В марте 1905 года генерал ОʼКоннор, командовавший войсками в Алжире, в последний раз пришел как-то вечером в мою гримерную и принялся рассказывать о своих стычках с арабскими вождями. «Думаю, — воскликнул он со смехом, — что нам следует перейти к рукопашной!» И маска капитана проступила на лице генерала.
Больше я его не видела. Он умер полгода спустя.
Наконец-то можно было вернуться в Париж. Гнусный, постыдный мир был подписан, несчастная Коммуна раздавлена, и все, казалось бы, возвратилось на круги своя. Но сколько крови! Сколько погибших! Сколько женщин в трауре! Сколько пепелищ!
В Париже стоял едкий запах дыма. К чему бы я ни притрагивалась у себя в доме, меня преследовало ощущение какого-то липкого налета. Чувство «тошноты» овладело всей Францией, и в особенности Парижем.
Тем временем, ко всеобщей радости, театры вновь открыли сезон.
Однажды утром я получила из «Одеона» репетиционный лист. Я тряхнула гривой и притопнула, фыркая, словно жеребенок после купания. Манеж открывался снова. И мы вновь должны были скакать галопом за мечтами. Арена ждала нас. Начиналась борьба. Значит, жизнь продолжалась, ведь, как это ни странно, людской разум превратил жизнь в вечную борьбу. Кончается война, но не битва: сто тысяч человек рвутся к одной и той же цели, и каждый норовит обогнать другого. Бог создал землю и человека друг для друга. Планета велика. Сколько еще на ней невозделанных полей!

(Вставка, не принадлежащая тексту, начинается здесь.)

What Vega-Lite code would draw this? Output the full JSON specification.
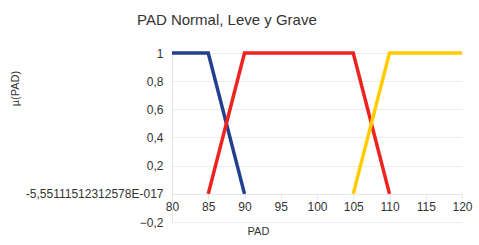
{
  "$schema": "https://vega.github.io/schema/vega-lite/v6.json",
  "autosize": "none",
  "width": 290,
  "height": 169,
  "padding": {"left": 172, "top": 53, "right": 17, "bottom": 23},
  "background": "white",
  "config": {"view": {"stroke": null}, "font": "Liberation Sans"},
  "title": {"text": "PAD Normal, Leve y Grave", "anchor": "start", "frame": "group", "dx": -35, "offset": 18, "fontSize": 15, "fontWeight": "normal", "color": "#333333", "font": "Liberation Sans"},
  "data": {"values": [
    {"serie": "Normal", "o": 1, "PAD": 80, "mu": 1},
    {"serie": "Normal", "o": 2, "PAD": 85, "mu": 1},
    {"serie": "Normal", "o": 3, "PAD": 90, "mu": 0},
    {"serie": "Leve", "o": 1, "PAD": 85, "mu": 0},
    {"serie": "Leve", "o": 2, "PAD": 90, "mu": 1},
    {"serie": "Leve", "o": 3, "PAD": 105, "mu": 1},
    {"serie": "Leve", "o": 4, "PAD": 110, "mu": 0},
    {"serie": "Grave", "o": 1, "PAD": 105, "mu": 0},
    {"serie": "Grave", "o": 2, "PAD": 110, "mu": 1},
    {"serie": "Grave", "o": 3, "PAD": 120, "mu": 1}
  ]},
  "mark": {"type": "line", "strokeWidth": 3.5, "strokeCap": "butt", "strokeJoin": "miter"},
  "encoding": {
    "x": {"field": "PAD", "type": "quantitative", "scale": {"domain": [80, 120], "nice": false, "zero": false},
      "axis": {"values": [80,85,90,95,100,105,110,115,120], "offset": -28, "grid": false, "labelFlush": false, "labelOverlap": false, "domainColor": "#e6e6e6", "tickColor": "#e6e6e6", "tickSize": 5, "labelFontSize": 12, "labelColor": "#333333", "labelPadding": 2, "title": "PAD", "titleFontSize": 11, "titleFontWeight": "normal", "titleColor": "#333333", "titleX": 86, "titleY": 31}},
    "y": {"field": "mu", "type": "quantitative", "scale": {"domain": [-0.2, 1], "nice": false, "zero": false},
      "axis": {"values": [-0.2,0,0.2,0.4,0.6,0.8,1], "labelExpr": "datum.value == 0 ? '-5,55111512312578E-017' : replace(format(datum.value, '.1~f'), '.', ',')", "grid": true, "gridColor": "#ececec", "domainColor": "#e6e6e6", "ticks": false, "labelFlush": false, "labelOverlap": false, "labelPadding": 9, "labelFontSize": 12, "labelColor": "#333333", "title": "µ(PAD)", "titleFontSize": 11, "titleFontWeight": "normal", "titleColor": "#333333", "titleX": -152, "titleY": 35, "titleAlign": "center", "titleAngle": 270}},
    "color": {"field": "serie", "type": "nominal", "scale": {"domain": ["Normal", "Leve", "Grave"], "range": ["#23408e", "#ee2320", "#ffcc00"]}, "legend": null},
    "order": {"field": "o"}
  }
}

Раскинувшись на сотни миль, на тысячи верст, целинные земли ждут, когда рука человека извлечет из их недр несметные природные богатства. А люди топчутся на месте, сбившись в кучки. И толпы голодных настороженно следят друг за другом.
«Одеон» открыл сезон, возобновив свой репертуар. Было поставлено также несколько новых спектаклей. Один из них имел ошеломляющий успех. Он был создан по пьесе Андре Терье[52]«Жан-Мари» в октябре 1871 года.
Эта одноактная пьеса — подлинный маленький шедевр. Она открыла перед автором двери в Академию. У Пореля, который играл Жана-Мари, был огромный успех. В то время он был еще стройным, горячим, полным юношеского задора актером. Его таланту недоставало лиризма, но жизнерадостный смех Пореля, во время которого обнажались все тридцать два его белоснежных зуба, по своему чувственному пылу не уступал поэтическому восторгу. Он был хорош и так.
Мне дали роль юной бретонки, которую насильно выдали за старого мужа и которая живет теперь одними воспоминаниями о без вести пропавшем и, быть может, умершем женихе. Это была поэтичная и трогательная роль с трагическим концом.
В финале пьесы было нечто величественное. Спектакль, как я уже говорила, имел огромный успех, благодаря которому моя зарождавшаяся популярность возросла.
Но я предчувствовала, что скоро произойдет событие, которое возведет меня в ранг звезды. Я и сама не понимала толком, чего ждала, но была уверена, что скоро явится Мессия.
И им стал величайший из поэтов нашего века, возложивший на мое чело корону избранных.
2
В конце того же 1871 года торжественно и несколько таинственно нам объявили о том, что вскоре мы будем ставить одну из пьес Виктора Гюго.
В то время я еще не умела широко мыслить. Меня окружала довольно-таки мещанская среда, состоявшая из моих родных, их знакомых-космополитов и друзей (в той или иной степени снобов), а также моих собственных знакомых и друзей, приобретенных за время независимой артистической жизни.